◆ Exercise brief ◆
All the data below goes into the copy word for word, but the pictures don't.

---+---

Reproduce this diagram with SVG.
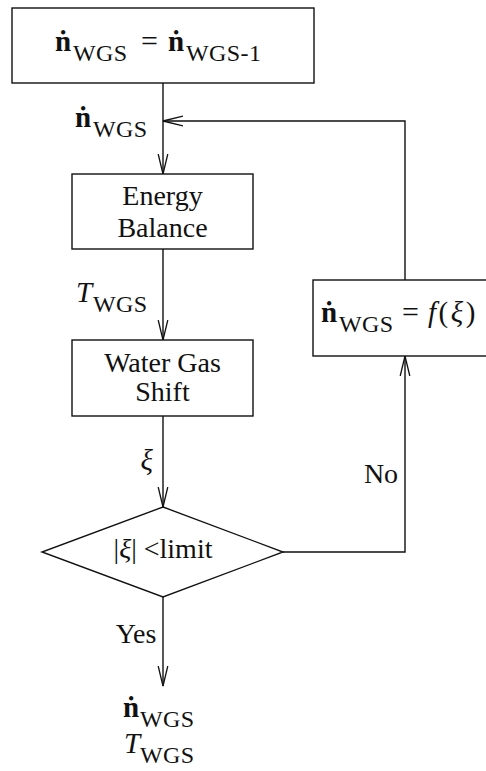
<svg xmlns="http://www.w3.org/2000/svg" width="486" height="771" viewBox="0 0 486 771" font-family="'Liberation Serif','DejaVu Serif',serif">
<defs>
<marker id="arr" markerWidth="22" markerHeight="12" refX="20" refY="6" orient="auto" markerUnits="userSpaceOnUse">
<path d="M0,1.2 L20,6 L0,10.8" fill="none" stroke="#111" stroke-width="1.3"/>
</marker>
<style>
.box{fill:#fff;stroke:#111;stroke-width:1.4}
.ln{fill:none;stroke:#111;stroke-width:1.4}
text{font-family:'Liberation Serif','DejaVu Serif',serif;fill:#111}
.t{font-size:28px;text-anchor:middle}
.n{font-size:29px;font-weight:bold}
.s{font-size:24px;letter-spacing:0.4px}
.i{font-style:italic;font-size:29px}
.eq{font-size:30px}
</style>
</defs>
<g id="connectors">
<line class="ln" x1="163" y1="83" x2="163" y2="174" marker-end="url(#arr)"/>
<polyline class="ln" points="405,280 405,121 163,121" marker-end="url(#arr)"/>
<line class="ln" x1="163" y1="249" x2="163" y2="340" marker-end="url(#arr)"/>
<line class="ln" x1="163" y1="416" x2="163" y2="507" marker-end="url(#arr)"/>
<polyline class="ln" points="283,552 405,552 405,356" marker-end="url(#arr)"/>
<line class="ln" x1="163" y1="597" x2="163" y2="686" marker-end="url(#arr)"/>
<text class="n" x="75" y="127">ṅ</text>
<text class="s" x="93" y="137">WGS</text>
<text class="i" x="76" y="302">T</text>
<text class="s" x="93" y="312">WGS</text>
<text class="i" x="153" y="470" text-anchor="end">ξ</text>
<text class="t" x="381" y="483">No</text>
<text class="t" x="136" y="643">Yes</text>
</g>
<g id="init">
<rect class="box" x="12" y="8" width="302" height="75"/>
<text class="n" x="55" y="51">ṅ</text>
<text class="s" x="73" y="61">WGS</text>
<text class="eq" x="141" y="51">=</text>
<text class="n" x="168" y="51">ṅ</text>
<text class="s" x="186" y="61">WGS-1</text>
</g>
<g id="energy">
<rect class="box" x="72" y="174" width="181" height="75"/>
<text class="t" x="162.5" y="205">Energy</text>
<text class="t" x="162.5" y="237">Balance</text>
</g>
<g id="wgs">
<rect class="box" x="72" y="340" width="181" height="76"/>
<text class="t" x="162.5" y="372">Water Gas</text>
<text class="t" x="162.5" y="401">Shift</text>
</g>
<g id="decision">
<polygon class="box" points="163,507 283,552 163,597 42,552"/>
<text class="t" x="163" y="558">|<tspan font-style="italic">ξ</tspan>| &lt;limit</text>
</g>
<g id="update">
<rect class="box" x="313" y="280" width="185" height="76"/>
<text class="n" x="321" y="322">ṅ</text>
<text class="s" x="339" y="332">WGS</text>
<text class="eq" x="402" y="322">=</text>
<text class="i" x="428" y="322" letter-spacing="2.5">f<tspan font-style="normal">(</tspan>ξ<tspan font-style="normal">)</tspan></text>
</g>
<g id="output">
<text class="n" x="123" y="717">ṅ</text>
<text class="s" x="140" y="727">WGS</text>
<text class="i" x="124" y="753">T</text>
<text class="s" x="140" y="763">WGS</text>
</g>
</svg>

---+---

◆ Written answer ◆
Reproduce this diagram with SVG.
<svg xmlns="http://www.w3.org/2000/svg" width="486" height="771" viewBox="0 0 486 771" font-family="'Liberation Serif','DejaVu Serif',serif">
<defs>
<marker id="arr" markerWidth="22" markerHeight="12" refX="20" refY="6" orient="auto" markerUnits="userSpaceOnUse">
<path d="M0,1.2 L20,6 L0,10.8" fill="none" stroke="#111" stroke-width="1.3"/>
</marker>
<style>
.box{fill:#fff;stroke:#111;stroke-width:1.4}
.ln{fill:none;stroke:#111;stroke-width:1.4}
text{font-family:'Liberation Serif','DejaVu Serif',serif;fill:#111}
.t{font-size:28px;text-anchor:middle}
.n{font-size:29px;font-weight:bold}
.s{font-size:24px;letter-spacing:0.4px}
.i{font-style:italic;font-size:29px}
.eq{font-size:30px}
</style>
</defs>
<g id="connectors">
<line class="ln" x1="163" y1="83" x2="163" y2="174" marker-end="url(#arr)"/>
<polyline class="ln" points="405,280 405,121 163,121" marker-end="url(#arr)"/>
<line class="ln" x1="163" y1="249" x2="163" y2="340" marker-end="url(#arr)"/>
<line class="ln" x1="163" y1="416" x2="163" y2="507" marker-end="url(#arr)"/>
<polyline class="ln" points="283,552 405,552 405,356" marker-end="url(#arr)"/>
<line class="ln" x1="163" y1="597" x2="163" y2="686" marker-end="url(#arr)"/>
<text class="n" x="75" y="127">ṅ</text>
<text class="s" x="93" y="137">WGS</text>
<text class="i" x="76" y="302">T</text>
<text class="s" x="93" y="312">WGS</text>
<text class="i" x="153" y="470" text-anchor="end">ξ</text>
<text class="t" x="381" y="483">No</text>
<text class="t" x="136" y="643">Yes</text>
</g>
<g id="init">
<rect class="box" x="12" y="8" width="302" height="75"/>
<text class="n" x="55" y="51">ṅ</text>
<text class="s" x="73" y="61">WGS</text>
<text class="eq" x="141" y="51">=</text>
<text class="n" x="168" y="51">ṅ</text>
<text class="s" x="186" y="61">WGS-1</text>
</g>
<g id="energy">
<rect class="box" x="72" y="174" width="181" height="75"/>
<text class="t" x="162.5" y="205">Energy</text>
<text class="t" x="162.5" y="237">Balance</text>
</g>
<g id="wgs">
<rect class="box" x="72" y="340" width="181" height="76"/>
<text class="t" x="162.5" y="372">Water Gas</text>
<text class="t" x="162.5" y="401">Shift</text>
</g>
<g id="decision">
<polygon class="box" points="163,507 283,552 163,597 42,552"/>
<text class="t" x="163" y="558">|<tspan font-style="italic">ξ</tspan>| &lt;limit</text>
</g>
<g id="update">
<rect class="box" x="313" y="280" width="185" height="76"/>
<text class="n" x="321" y="322">ṅ</text>
<text class="s" x="339" y="332">WGS</text>
<text class="eq" x="402" y="322">=</text>
<text class="i" x="428" y="322" letter-spacing="2.5">f<tspan font-style="normal">(</tspan>ξ<tspan font-style="normal">)</tspan></text>
</g>
<g id="output">
<text class="n" x="123" y="717">ṅ</text>
<text class="s" x="140" y="727">WGS</text>
<text class="i" x="124" y="753">T</text>
<text class="s" x="140" y="763">WGS</text>
</g>
</svg>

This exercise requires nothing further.